'''

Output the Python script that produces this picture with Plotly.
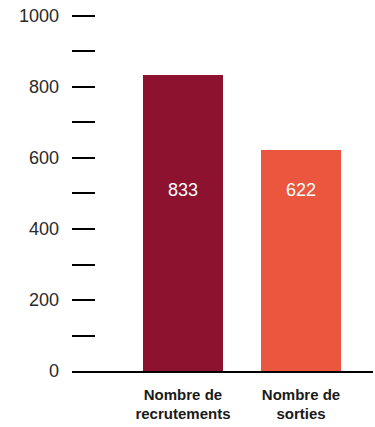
import plotly.graph_objects as go

categories = ["Nombre de<br>recrutements", "Nombre de<br>sorties"]
values = [833, 622]
colors = ["#8C1230", "#EA573E"]
tick_values = list(range(0, 1001, 100))
tick_labels = [str(v) if v % 200 == 0 else "" for v in tick_values]
label_y = 510

fig = go.Figure()
fig.add_trace(go.Bar(
    x=[0, 1], y=values, marker=dict(color=colors, line=dict(width=0)),
    width=0.678, hoverinfo="skip",
))
for i, v in enumerate(values):
    fig.add_annotation(x=i, y=label_y, text=str(v), showarrow=False,
                       font=dict(family="Liberation Sans, Arial, sans-serif", size=18, color="white"))

fig.update_layout(
    width=375, height=427,
    margin=dict(l=72, r=2, t=14, b=56),
    paper_bgcolor="white", plot_bgcolor="white",
    showlegend=False,
    bargap=0,
    xaxis=dict(
        range=[-0.94, 1.61], tickvals=[0, 1], ticktext=categories,
        showgrid=False, zeroline=False, showline=True, linecolor="black", linewidth=1.5,
        ticks="", ticklabelstandoff=9,
        tickfont=dict(family="Liberation Sans, Arial, sans-serif", size=15, color="#1a1a1a", weight="bold"),
        fixedrange=True,
    ),
    yaxis=dict(
        range=[0, 1005.6], tickvals=tick_values, ticktext=tick_labels,
        showgrid=False, zeroline=False, showline=False,
        ticks="inside", ticklen=23, tickwidth=1.5, tickcolor="black",
        ticklabelstandoff=12,
        tickfont=dict(family="Liberation Sans, Arial, sans-serif", size=18, color="#2a2a2a"),
        fixedrange=True,
    ),
)

fig.write_html("out.html")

'''

- [Exercise goal]: Please restate the material above line by line, exactly, beginning at its first line and ending with the line that contains "import plotly.graph_objects as go", without any pictures.

- [Complete response]:
Output the Python script that produces this picture with Plotly.
import plotly.graph_objects as go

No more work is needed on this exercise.